Comparison of regression functions in a shallow convolutional neural network for natural image sharpness assessment

Our previous study proposed a shallow convolutional neural network (CNN) to quantify the sharpness of natural images. The network utilized a multilayer perceptron (MLP) as its regression function in the full-connection layer. In this paper, we make use of a polynomial mapping (the logistic map, LM) as the regression function in the natural image sharpness assessment (NISA). First, the coefficient of logistic map is experimentally determined based on the database of LIVE-II. Then, the prediction performance is evaluated on Gaussian blurred images from CSIQ and TID2013. After that, three regression functions, LM, BCF (the basic cubical function) and MLP, are evaluated with Pearson linear correlation coefficient (PLCC) and Spearman rank-order correlation coefficient (SROCC). In addition, eleven state-of-the-art NISA models are compared.

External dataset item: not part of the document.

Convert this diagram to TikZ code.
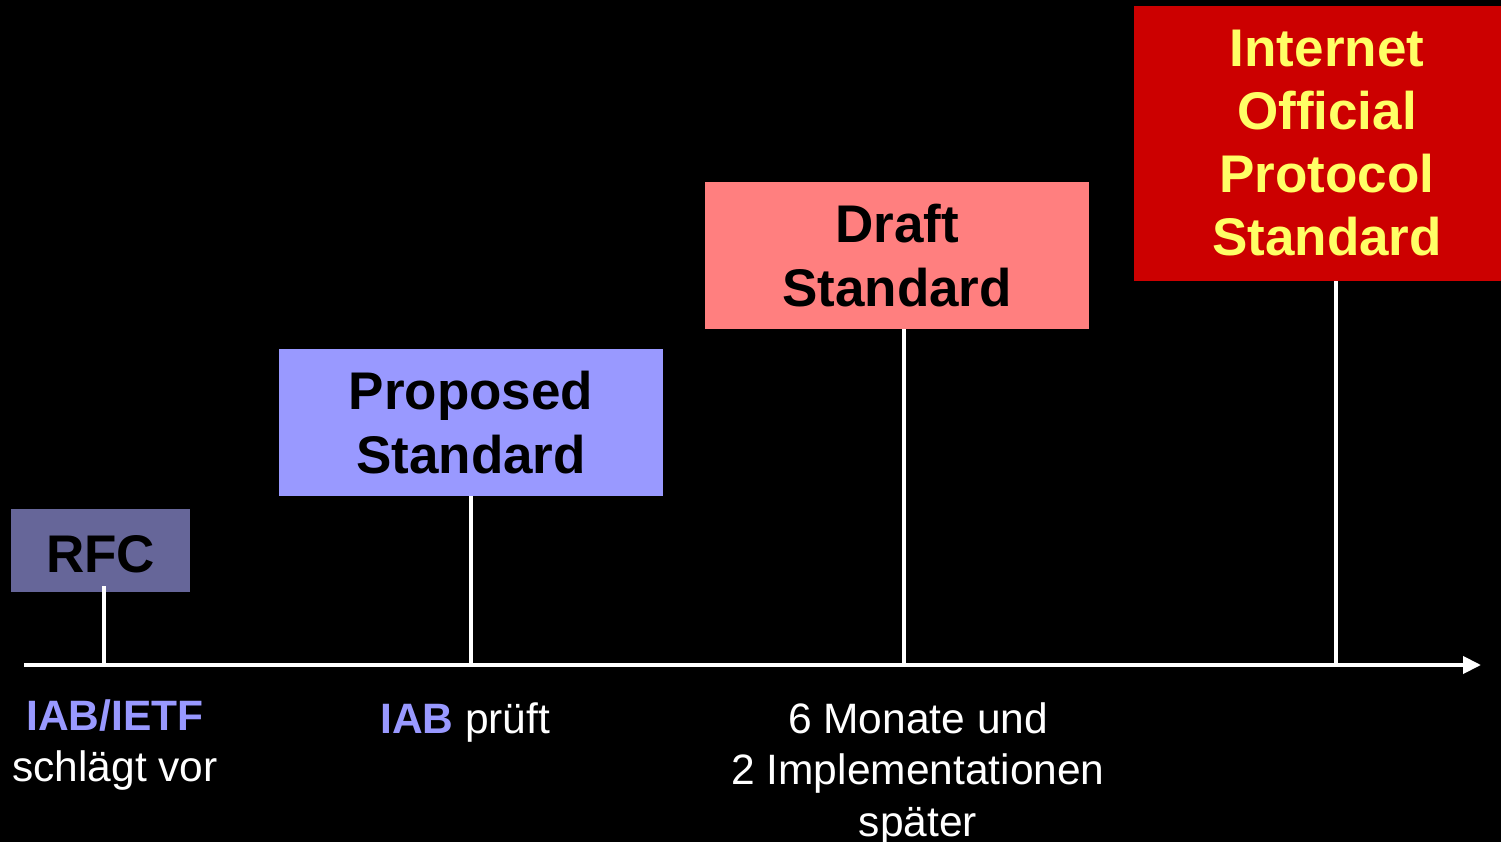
\documentclass[tikz,border=0pt]{standalone}
\usepackage{fontspec}
\setmainfont{Liberation Sans}
\usetikzlibrary{arrows.meta}
\definecolor{rfcfill}{HTML}{666699}
\definecolor{propfill}{HTML}{9999FF}
\definecolor{draftfill}{HTML}{FF7F7F}
\definecolor{iopsfill}{HTML}{CC0000}
\definecolor{iopstext}{HTML}{FFFF66}
\definecolor{iablue}{HTML}{9999FF}
\tikzset{
  stagebox/.style={draw=none, inner sep=0pt, align=center, font=\fontsize{53}{64}\selectfont\bfseries,
    execute at begin node={\rule{0pt}{44pt}}},
  tick/.style={draw=white, line width=4.5pt},
  axisline/.style={draw=white, line width=4pt, -{Triangle[length=18pt,width=17pt]}},
  lbl/.style={text=white, align=center, inner sep=0pt, font=\fontsize{42.5}{51.5}\selectfont}
}
\begin{document}
\begin{tikzpicture}[x=1pt,y=-1pt]
\useasboundingbox (0,0) rectangle (1501,842);
\fill[black] (0,0) rectangle (1501,842);
% axis coordinates
\coordinate (start) at (24,665);
\coordinate (end) at (1481,665);
\coordinate (a1) at (104,665);
\coordinate (a2) at (471,665);
\coordinate (a3) at (904,665);
\coordinate (a4) at (1336,665);
% boxes
\node[stagebox, fill=rfcfill, minimum width=179pt, minimum height=83pt] (rfc) at (100.5,550.5) {RFC};
\node[stagebox, fill=propfill, minimum width=384pt, minimum height=147pt] (prop) at (471,422.5) {Proposed\\Standard};
\node[stagebox, fill=draftfill, minimum width=384pt, minimum height=147pt] (draft) at (897,255.5) {Draft\\Standard};
\node[stagebox, fill=iopsfill, minimum width=386pt, minimum height=275pt, text=iopstext, font=\fontsize{53}{63}\selectfont\bfseries] (iops) at (1327,143.5) {Internet\\Official\\Protocol\\Standard};
% axis
\draw[axisline] (start) -- (end);
% ticks
\draw[tick] (rfc.south -| a1) ++(0,-6) -- (a1);
\draw[tick] (prop.south -| a2) -- (a2);
\draw[tick] (draft.south -| a3) -- (a3);
\draw[tick] (iops.south -| a4) -- (a4);
% labels
\node[lbl] (l1) at (115,745) {\textcolor{iablue}{\bfseries IAB/IETF}\\schlägt vor};
\node[lbl, anchor=west] (l2) at (380,723) {\textcolor{iablue}{\bfseries IAB} prüft};
\node[lbl] (l3) at (918,774) {6 Monate und\\2 Implementationen\\später};
\end{tikzpicture}
\end{document}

Based on the same shallow CNN architecture, experimental results indicate that MLP achieves the best performance, followed by BCF and LM. Furthermore, its performance is rival to or better than other NISA models. Conclusively, in comparison to LM and BCF, MLP is relatively better as a regression function for automatic network optimization and numerical regression. Meanwhile, it achieves the state-of-the-art performance in NISA task.